There's many places in the code which have hard-coded checks against certain types of items. It would be nice to have an attribute system for items, like "this item is not junk-able" or "this item cannot be renamed" which is applied to items such as grenades that are counting down, or very special items which it is almost certainly a mistake to throw away. These are currently hard-coded into their relevant commands, which adds a large amount of if checks that bloat the code. In general, many of the issues with the code are because of stuff being done at compile-time without meta-programming. We want to eliminate this duplicated code by making the MUD as a whole more data-driven.

Some of the large structures need to be broken up. The character structure is 250 lines (that's just variables, not member functions or anything). I want to create a component architecture so these things can be separated out. There's a great deal of places in the code which are arbitrarily limited to one or a set number of something because that's how many fields there are for it in the structure. These are things which should be replaced by component relationships. For example, each room can only have one security camera, and it would be preferable for there to be more than one security camera. As it stands, this requires turning the camera in the room structure from a single value to an array or vector, as well as finding a way to serialize the structure to disk (further discussion below). Preferably, a camera would be a component, and there would simply be a room ID in the camera component which points to the room it's in, and then the room would be able to have an arbitrary amount of cameras without much effort. This is similar to how data normalization works in relational databases.

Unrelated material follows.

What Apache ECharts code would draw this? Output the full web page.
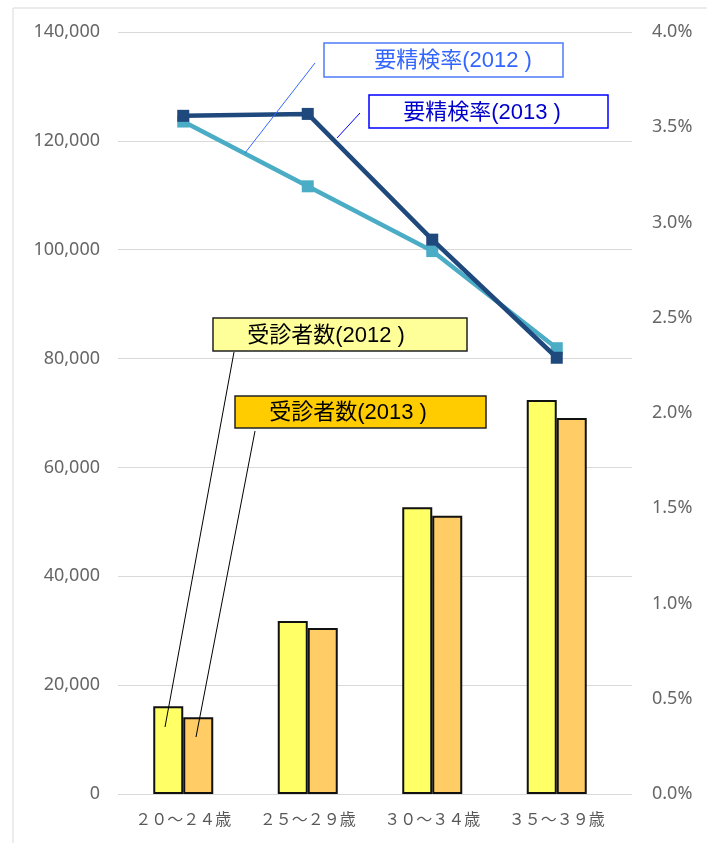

The serialization system could be improved. As it stands, each structure independently has a set of serialization routines which save the files as plain-text files on the disk. Besides being prone to data corruption should the mud crash mid-save (which is highly likely - saving requires iterating through all of the structures in the universe, and if any one of them is a dangling reference, or NULL, then the MUD will crash), these files have massively duplicated code to actually serialize with. Every single structure has a hundred lines or so to load the structure from disk, and another hundred or so to save to disk. Everything is done with stdio - FILE*s and some helper functions. Preferably, we'd build a serialization API where you can plug in structure values and it handles the rest for you, such that we can eventually swap over to another format, such as an SQL database (which are frequently transactional, and don't have issues with corruption). After that, we could slowly transition to updating the database every time we update the in-memory structure, so that a crash will lose even less data.

The save file format, specifically, is a series of keys, followed by arbitrary white-space, with a value. The type is determined by the code reading it. Strings are terminated with a ~ character to allow arbitrary embedded newlines, which requires smashing all ~ characters in any serialized strings (which means you cannot set your character's description to "kawaii desu~"). Records are terminated with a $ character on its own line. Usually, a file will consist of all of the entries of that type in the entire game, each ending with a $, and finally ending the file with a $. Encountering an EOF is therefore a bug, and is sometimes reported, and almost always recovered from. Encountering an EOF can be caused by a file being empty, which it shouldn't be, or a file being unfinished, as would be caused by the MUD crashing.

As we change things, we'll be updating to C++ when practical, as that allows us to reduce error-prone boiler plate, such as replacing strings in structures (std::string has operator= which automatically releases the previous string).

Such major changes will take a long time to implement. Being able to abstract and reduce duplication means we can increase the consistency in the MUD. There's a lot of features which would be nice to have in the MUD but aren't there because the way the code is now makes it hard - we hope to fix these issues eventually.